Stop using pre-grated cheese. Seriously. It’s coated in potato starch or cellulose to keep it from clumping in the container. That same coating will prevent the cheese from melting into a smooth sauce. It’s a recipe for a grainy disaster. Buy the block. Do the work.

Common Myths About Non-Red Sauces

People think these dishes are "unhealthy" because they see butter or oil. But look at the volume. A standard Alfredo (the real kind, with just butter and cheese) uses about the same amount of fat as a pesto or a heavy meat sauce.

Another myth is that kids won't eat them. Kids love "white pasta." It’s basically the universal language of picky eaters, just upgraded with better ingredients so the adults actually enjoy it too.

Honestly, the biggest misconception is that it’s faster. While the cooking time of the sauce is shorter, the timing is more precise. You can’t let an Aglio e Olio sit on the stove for twenty minutes while you fold laundry. You have to be there, present, watching the garlic so it turns golden but not bitter brown.

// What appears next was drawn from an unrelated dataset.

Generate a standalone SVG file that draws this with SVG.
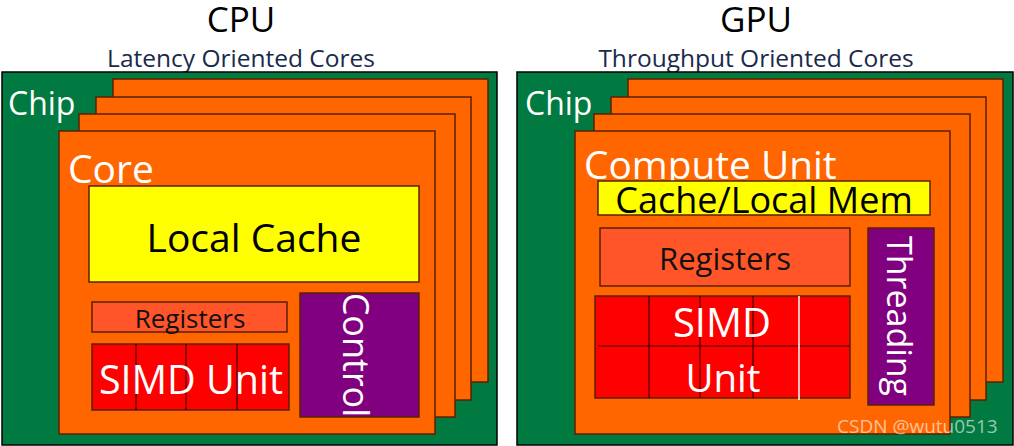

Actionable Steps for Your Next Meal

  • Salt the water like the sea. If the pasta itself is bland, no amount of fancy oil will save it.
  • Undercook by two minutes. Finish the cooking in the sauce. This allows the pasta to absorb the flavors of the fat and the starch-water rather than just being coated by them.
  • The Power of Citrus. If a sauce feels "heavy" or "flat," add lemon juice. Not just the zest. The acid replaces the role that tomatoes usually play, cutting through the fat and waking up your taste buds.
  • Reserve a full cup of water. You might only need a splash, but you'll be kicking yourself if you pour it all down the drain and the pasta turns into a sticky clump.
  • Focus on the Pepper. For dishes like Cacio e Pepe, toast your peppercorns in a dry pan before grinding them. It releases oils that have been dormant for months. It’s a total game-changer for the aroma.

Start with something simple. Try a genuine Aglio e Olio tonight. Sauté sliced garlic in more olive oil than you think you need, add a pinch of red pepper flakes, toss in your al dente spaghetti, and keep adding splashes of pasta water and stirring until it looks glossy. You’ll realize pretty quickly why the red sauce has been holding you back.